A movement led by the youth provided an indefatigable impetus for the battle. In no case is this clearer than in the work of Alexander Hamilton, who, in collaboration with other young people and revolutionaries in New York City, was in a state of constant mobilization, from 1774 forward. When the royalists put out propaganda against the actions of the Continental Congress, it was Hamilton who wrote the pamphlets and articles to refute them. When Washington's Revolution was threatened with decimation by the desertion of the weak-minded, it was not only the older revolutionary Thomas Paine (born 1737) who rallied the population in support of a continuing fight, but also the likes of Hamilton, who engaged in continuous correspondence, and article-writing, in order to ensure that demoralization did not set in, and defeat the revolutionary forces. One of Hamilton's major targets was the Congress itself, which was constantly failing to provide the necessary support for the Army.

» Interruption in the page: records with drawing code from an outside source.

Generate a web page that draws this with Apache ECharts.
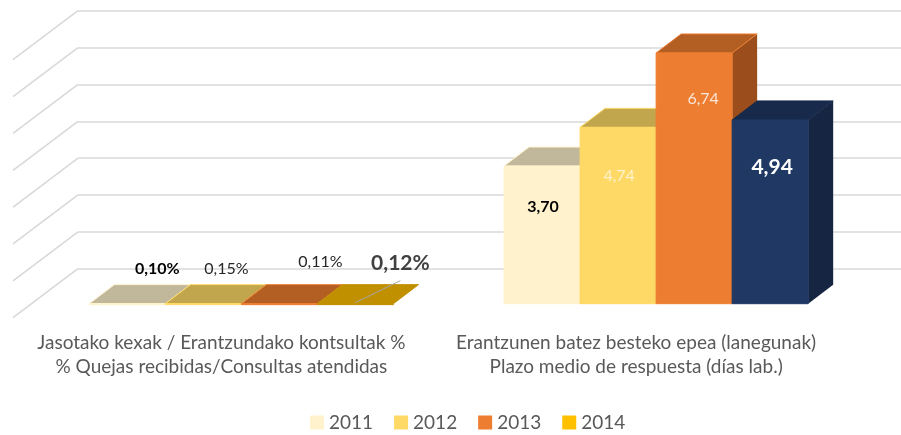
<!DOCTYPE html>
<html>
<head>
<meta charset="utf-8">
<style>html,body{margin:0;padding:0;background:#fff}#c{width:901px;height:435px}</style>
<script src="https://cdn.jsdelivr.net/npm/echarts@6/dist/echarts.min.js"></script>
</head>
<body>
<div id="c"></div>
<script>
var categories = ['Jasotako kexak / Erantzundako kontsultak %\n% Quejas recibidas/Consultas atendidas',
                  'Erantzunen batez besteko epea (lanegunak)\nPlazo medio de respuesta (días lab.)'];
var years = ['2011', '2012', '2013', '2014'];
var values2011 = [0.0010, 3.70];
var values2012 = [0.0015, 4.74];
var values2013 = [0.0011, 6.74];
var values2014 = [0.0012, 4.94];
var ticks = [0, 1, 2, 3, 4, 5, 6, 7];

var allValues = [values2011, values2012, values2013, values2014];
var legendColors = ['#FFF2CC', '#FFD966', '#ED7D31', '#FFC000'];
// per series, per category: front / top / side colours
var faces = [
  [{f:'#FFF2CC',t:'#C1B79A',s:'#BFB598'}, {f:'#FFF2CC',t:'#C1B79A',s:'#BFB598'}],
  [{f:'#FFD966',t:'#C2A64E',s:'#BFA34C'}, {f:'#FFD966',t:'#C2A64E',s:'#BFA34C'}],
  [{f:'#ED7D31',t:'#B35E23',s:'#9B4E1B'}, {f:'#ED7D31',t:'#B35E23',s:'#9B4E1B'}],
  [{f:'#C09000',t:'#C09000',s:'#A87E00'}, {f:'#1F3864',t:'#172A4B',s:'#162642'}]
];
// per series, per category: label offset from bar top centre and text style
var labelStyles = [
  [{dx:30,dy:-35,size:16,weight:'bold',color:'#000000'}, {dx:1,dy:41,size:16,weight:'bold',color:'#000000'}],
  [{dx:23,dy:-35,size:16,weight:'normal',color:'#262626'}, {dx:1,dy:48,size:16,weight:'normal',color:'#FFF2CC'}],
  [{dx:41,dy:-42,size:16,weight:'normal',color:'#262626'}, {dx:9,dy:46,size:16,weight:'normal',color:'#FBE5D6'}],
  [{dx:45,dy:-40,size:21,weight:'bold',color:'#404040'}, {dx:2,dy:47,size:21,weight:'bold',color:'#FFFFFF'}]
];
var FONT = 'Lato, "Open Sans", sans-serif';
var DEPTH_X = 25, DEPTH_Y = 19;
var WALL_X = 65, WALL_Y = 49;
var BAR_RATIO = 0.1833;

function fmt(cat, v) {
  var s = cat === 0 ? (v * 100).toFixed(2) + '%' : v.toFixed(2);
  return s.replace('.', ',');
}

function barSeries(si) {
  return {
    name: years[si],
    type: 'custom',
    xAxisIndex: 1,
    yAxisIndex: 1,
    clip: false,
    itemStyle: {color: legendColors[si]},
    data: categories.map(function (c, i) { return [i, allValues[si][i]]; }),
    encode: {x: 0, y: 1},
    renderItem: function (params, api) {
      var cat = api.value(0), v = api.value(1);
      var base = api.coord([cat, 0]), top = api.coord([cat, v]);
      var bw = api.size([1, 0])[0] * BAR_RATIO;
      var x0 = base[0] + (si - 2) * bw, x1 = x0 + bw;
      var y0 = base[1], y1 = top[1];
      var c = faces[si][cat], l = labelStyles[si][cat];
      var kids = [
        {type: 'polygon', shape: {points: [[x1, y0], [x1 + DEPTH_X, y0 - DEPTH_Y], [x1 + DEPTH_X, y1 - DEPTH_Y], [x1, y1]]},
         style: {fill: c.s}},
        {type: 'polygon', shape: {points: [[x0, y1], [x0 + DEPTH_X, y1 - DEPTH_Y], [x1 + DEPTH_X, y1 - DEPTH_Y], [x1, y1]]},
         style: {fill: c.t, stroke: si === 3 ? c.t : c.f, lineWidth: 1}},
        {type: 'rect', shape: {x: x0, y: y1, width: bw, height: Math.max(y0 - y1, 1)},
         style: {fill: c.f, stroke: cat === 0 && si === 3 ? c.t : c.f, lineWidth: 1}}
      ];
      if (cat === 0 && si === 3) {
        kids.push({type: 'line', shape: {x1: x0 + 38, y1: y1 - 1, x2: x0 + 83, y2: y1 - 23},
          style: {stroke: '#A6A6A6', lineWidth: 1}});
      }
      kids.push({type: 'text', style: {
        text: fmt(cat, v), x: (x0 + x1) / 2 + l.dx, y: y1 + l.dy,
        align: 'center', verticalAlign: 'middle',
        fontFamily: FONT, fontSize: l.size, fontWeight: l.weight, fill: l.color}});
      return {type: 'group', children: kids};
    }
  };
}

var sideWalls = {
  type: 'custom',
  xAxisIndex: 0,
  yAxisIndex: 0,
  clip: false,
  silent: true,
  data: ticks.map(function (t) { return [0, t]; }),
  encode: {y: 1},
  renderItem: function (params, api) {
    var y = api.coord([0, api.value(1)])[1];
    var x = params.coordSys.x;
    return {type: 'line', shape: {x1: x, y1: y, x2: x - WALL_X, y2: y + WALL_Y},
      style: {stroke: '#D9D9D9', lineWidth: 1.6}};
  }
};

var chart = echarts.init(document.getElementById('c'), null, {renderer: 'canvas'});
chart.setOption({
  animation: false,
  backgroundColor: '#ffffff',
  textStyle: {fontFamily: FONT},
  grid: [
    {left: 78, right: 0, top: 10.7, height: 258},
    {left: 34, width: 829.5, top: 43.3, height: 260.4}
  ],
  xAxis: [
    {gridIndex: 0, type: 'category', data: [''], axisLine: {show: false}, axisTick: {show: false}, axisLabel: {show: false}},
    {gridIndex: 1, type: 'category', data: categories, axisLine: {show: false}, axisTick: {show: false},
     axisLabel: {interval: 0, margin: 27, color: '#595959', fontSize: 19, lineHeight: 24, fontFamily: FONT, padding: [0, 40, 0, 0]}}
  ],
  yAxis: [
    {gridIndex: 0, type: 'value', min: 0, max: 7, interval: 1, axisLine: {show: false}, axisTick: {show: false}, axisLabel: {show: false},
     splitLine: {lineStyle: {color: '#D9D9D9', width: 1.6}}},
    {gridIndex: 1, type: 'value', min: 0, max: 7, interval: 1, axisLine: {show: false}, axisTick: {show: false}, axisLabel: {show: false},
     splitLine: {show: false}}
  ],
  legend: {
    data: years, left: 310, top: 413, padding: 0, selectedMode: false,
    itemWidth: 14, itemHeight: 14, itemGap: 21, icon: 'rect',
    textStyle: {color: '#595959', fontSize: 19, fontFamily: FONT}
  },
  series: [sideWalls].concat(years.map(function (y, i) { return barSeries(i); }))
});
</script>
</body>
</html>
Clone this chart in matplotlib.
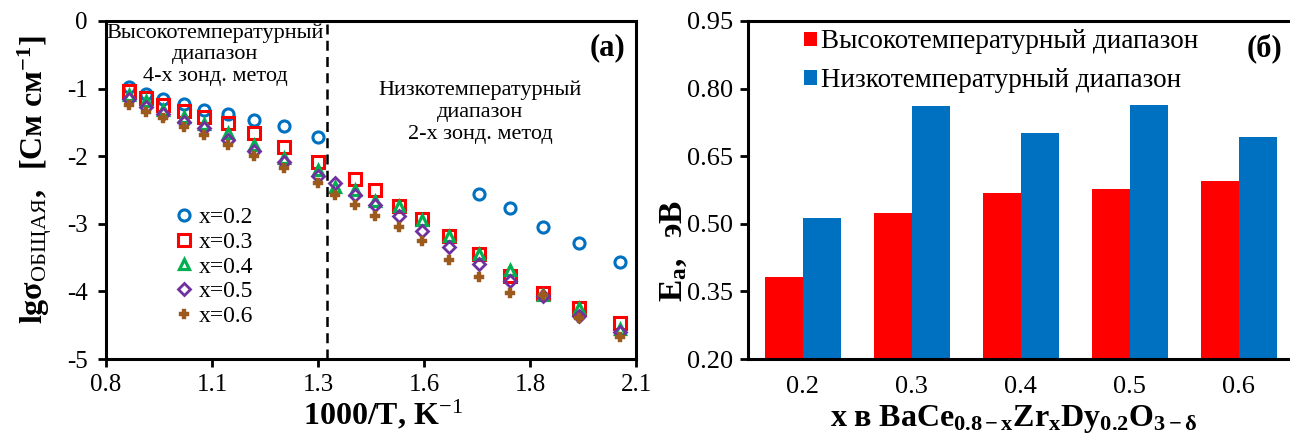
import matplotlib
matplotlib.use("Agg")
import matplotlib.pyplot as plt
import numpy as np

plt.rcParams['font.family'] = ['Liberation Serif', 'DejaVu Serif']
plt.rcParams['mathtext.fontset'] = 'custom'
plt.rcParams['mathtext.rm'] = 'Liberation Serif'
plt.rcParams['mathtext.it'] = 'Liberation Serif:italic'
plt.rcParams['mathtext.bf'] = 'Liberation Serif:bold'
plt.rcParams['axes.unicode_minus'] = False

# 1000/T points, high-temperature (4-probe) and low-temperature (2-probe) runs
inv_t_high = [0.857, 0.899, 0.940, 0.992, 1.041, 1.098, 1.162, 1.236, 1.320]
inv_t_low = [1.362, 1.411, 1.460, 1.519, 1.576, 1.640, 1.714, 1.790, 1.871, 1.960, 2.060]

# lg(sigma) for each composition
lg_x02_high = [-0.98, -1.08, -1.15, -1.23, -1.31, -1.38, -1.47, -1.56, -1.71]
lg_x02_low = [-2.56, -2.76, -3.04, -3.28, -3.56]          # last five low-T points
lg_x03_high = [-1.03, -1.14, -1.24, -1.33, -1.42, -1.51, -1.65, -1.86, -2.09]
lg_x03_low = [-2.33, -2.50, -2.74, -2.93, -3.18, -3.45, -3.77, -4.03, -4.24, -4.47]  # from 2nd low-T point
lg_x04_high = [-1.09, -1.19, -1.32, -1.42, -1.52, -1.66, -1.83, -2.03, -2.20]
lg_x04_low = [-2.45, -2.50, -2.66, -2.74, -2.95, -3.18, -3.45, -3.69, -4.05, -4.25, -4.55]
lg_x05_high = [-1.16, -1.27, -1.38, -1.49, -1.59, -1.76, -1.92, -2.09, -2.29]
lg_x05_low = [-2.40, -2.57, -2.72, -2.89, -3.11, -3.34, -3.59, -3.84, -4.07, -4.37, -4.60]
lg_x06_high = [-1.24, -1.34, -1.44, -1.57, -1.69, -1.83, -2.00, -2.18, -2.40]
lg_x06_low = [-2.57, -2.72, -2.88, -3.05, -3.25, -3.53, -3.78, -4.03, -4.05, -4.39, -4.68]

x_boundary = 1.342

x_ticks = [0.8, 1.06, 1.32, 1.58, 1.84, 2.1]
y_ticks = [-5, -4, -3, -2, -1, 0]

# activation energies, eV
compositions = ['0.2', '0.3', '0.4', '0.5', '0.6']
ea_high = [0.383, 0.523, 0.569, 0.578, 0.595]
ea_low = [0.513, 0.761, 0.702, 0.764, 0.692]
ea_ticks = [0.20, 0.35, 0.50, 0.65, 0.80, 0.95]

fig = plt.figure(figsize=(12.9, 4.43), dpi=100)
ax1 = fig.add_axes([0.0822, 0.1896, 0.4109, 0.763])
ax2 = fig.add_axes([0.580, 0.1896, 0.4225, 0.763])

series = [
    ('x=0.2', inv_t_high + inv_t_low[-5:], lg_x02_high + lg_x02_low,
     dict(marker='o', ms=8, mfc='none', mec='#0070C0', mew=2.2)),
    ('x=0.3', inv_t_high + inv_t_low[1:], lg_x03_high + lg_x03_low,
     dict(marker='s', ms=8, mfc='none', mec='#FF0000', mew=2.2)),
    ('x=0.4', inv_t_high + inv_t_low, lg_x04_high + lg_x04_low,
     dict(marker='^', ms=6.5, mfc='white', mec='#00B050', mew=2.3)),
    ('x=0.5', inv_t_high + inv_t_low, lg_x05_high + lg_x05_low,
     dict(marker='D', ms=6, mfc='none', mec='#7030A0', mew=2.0)),
    ('x=0.6', inv_t_high + inv_t_low, lg_x06_high + lg_x06_low,
     dict(marker='P', ms=7, mfc='#9C5A1C', mec='#9C5A1C', mew=0.3)),
]
for label, xs, ys, style in series:
    ax1.plot(xs, ys, ls='none', label=label, **style)

ax1.axvline(x_boundary, color='black', ls=(0, (4, 2.5)), lw=1.8)

ax1.set_xlim(0.8, 2.1)
ax1.set_ylim(-5, 0)
ax1.set_xticks(x_ticks)
ax1.set_xticklabels(['%.1f' % v for v in x_ticks])
ax1.set_yticks(y_ticks)
ax1.set_yticklabels([str(v) for v in y_ticks])
ax1.tick_params(labelsize=18, width=2, length=6, direction='out', color='black')
ax1.tick_params(axis='y', pad=7)
ax1.tick_params(axis='x', pad=5)
for sp in ax1.spines.values():
    sp.set_linewidth(2.2)

ax1.set_xlabel('1000/T, K$^{-1}$', fontsize=23, fontweight='bold')
ax1.xaxis.set_label_coords(0.523, -0.115)
ax1.set_ylabel(r'$\mathbf{lg\sigma}_{\mathrm{ОБЩАЯ}}\mathbf{,\ \ [См\ см^{-1}]}$',
               fontsize=23)
ax1.yaxis.set_label_coords(-0.098, 0.53)

ax1.text(1.067, -0.03, 'Высокотемпературный\nдиапазон\n4-х зонд. метод',
         ha='center', va='top', fontsize=16, linespacing=1.2)
ax1.text(1.717, -0.88, 'Низкотемпературный\nдиапазон\n2-х зонд. метод',
         ha='center', va='top', fontsize=16, linespacing=1.2)
ax1.text(0.979, 0.964, '(a)', transform=ax1.transAxes, ha='right', va='top',
         fontsize=22, fontweight='bold')

ax1.legend(loc='upper left', bbox_to_anchor=(0.13, 0.45), frameon=False,
           fontsize=17, handlelength=0.8, handletextpad=0.2, labelspacing=0.13,
           borderpad=0, borderaxespad=0)

# bar chart of activation energies
pos = np.arange(len(compositions))
w = 0.35
ax2.bar(pos - w / 2, ea_high, w, color='#FF0000', label='Высокотемпературный диапазон')
ax2.bar(pos + w / 2, ea_low, w, color='#0070C0', label='Низкотемпературный диапазон')
ax2.set_xlim(-0.5, 4.5)
ax2.set_ylim(0.20, 0.95)
ax2.set_xticks(pos)
ax2.set_xticklabels(compositions)
ax2.set_yticks(ea_ticks)
ax2.set_yticklabels(['%.2f' % v for v in ea_ticks])
ax2.tick_params(axis='y', labelsize=19, width=2, length=6, direction='out', pad=5)
ax2.tick_params(axis='x', labelsize=19, length=0, pad=12)
for sp in ax2.spines.values():
    sp.set_linewidth(2.2)
ax2.spines['right'].set_visible(False)

ax2.set_xlabel(r'$\mathbf{x\ в\ BaCe_{0.8−x}Zr_{x}Dy_{0.2}O_{3−δ}}$', fontsize=23)
ax2.xaxis.set_label_coords(0.486, -0.13)
ax2.set_ylabel(r'$\mathbf{E_{a},\ \ эВ}$', fontsize=24)
ax2.yaxis.set_label_coords(-0.108, 0.32)
ax2.text(0.98, 0.964, '(б)', transform=ax2.transAxes, ha='right', va='top',
         fontsize=22, fontweight='bold')
ax2.legend(loc='upper left', bbox_to_anchor=(0.103, 0.975), frameon=False,
           fontsize=19.5, handlelength=0.45, handleheight=0.45, handletextpad=0.15,
           labelspacing=0.5, borderpad=0, borderaxespad=0)

fig.savefig('out.png', dpi=100)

Many of Hamilton's proposals were not accepted, of course. One was that which he cooked up with another young man, John Laurens, the son of the President of Continental Congress. In 1777, the two got together to discuss the idea of setting up a regiment of slaves, who would be given their freedom at the conclusion of the war. Laurens, a South Carolinian, proposed that he lead the regiment.
Unfortunately, this proposal was rejected, and instead, it was the British who mobilized the huge slave population of the South to join the British Army in exchange for their freedom. One can only imagine how different the history of this nation might have been, if youth with the anti-slavery ideas of Hamilton and Laurens, had succeeded in their early plans, and brought them into the Constitutional Convention, with an enhanced ability to back the pro-slavery forces into a corner.
But, for all the failures Hamilton suffered, he and other young revolutionaries scored many more successes—keeping the Army together, winning crucial battles (Hamilton and Lafayette were leaders in at least two important ones), and then carrying out the political battles to pull the nation together under the Constitution.
It should be noted, for example, that Virginia and New York were the two most divided states, when it came to ratifying the Constitution. The authors of the Federalist Papers—primarily Hamilton and Madison, the self-appointed standard-bearers—had determined that, even if two-thirds of the states ratified, without the two largest—New York and Virginia—the Union would be fatally weak. Thus, each personally waged the battle for ratification in his state, and Madison arranged to send a special courier to Poughkeepsie, New York, where the state convention was being held, to tilt the balance with the news that Virginia had approved the Constitution. Although forced to add an amendment, appending a Bill of Rights, the New York convention passed the Constitution, by a vote of 30 to 27.
Who else could have mustered this energy, the depth of argument, the breadth of strategy, but a core of young people who realized that, without a Constitution providing institutions that would defend the general welfare of the nation as a whole, the sacrifice of the Revolution would have been in vain?
There is no question but that LaRouche's Youth Movement has more intellectual depth than that of the original American Revolution. Standing on their shoulders, and those of later great American leaders, like Lincoln and FDR, who followed them, LaRouche has made more fundamental breakthroughs in science and statecraft than even Franklin, and worked to educate his youth movement with a rigor Franklin did not employ.
But every American, yes, every citizen on this planet, owes an immeasurable debt to the youth movement which made the American Revolution, based on its commitment to proving, as Alexander Hamilton said, that governments can be formed on the basis of reason, not force, and that a republican form of government can prevail, as a model for all mankind.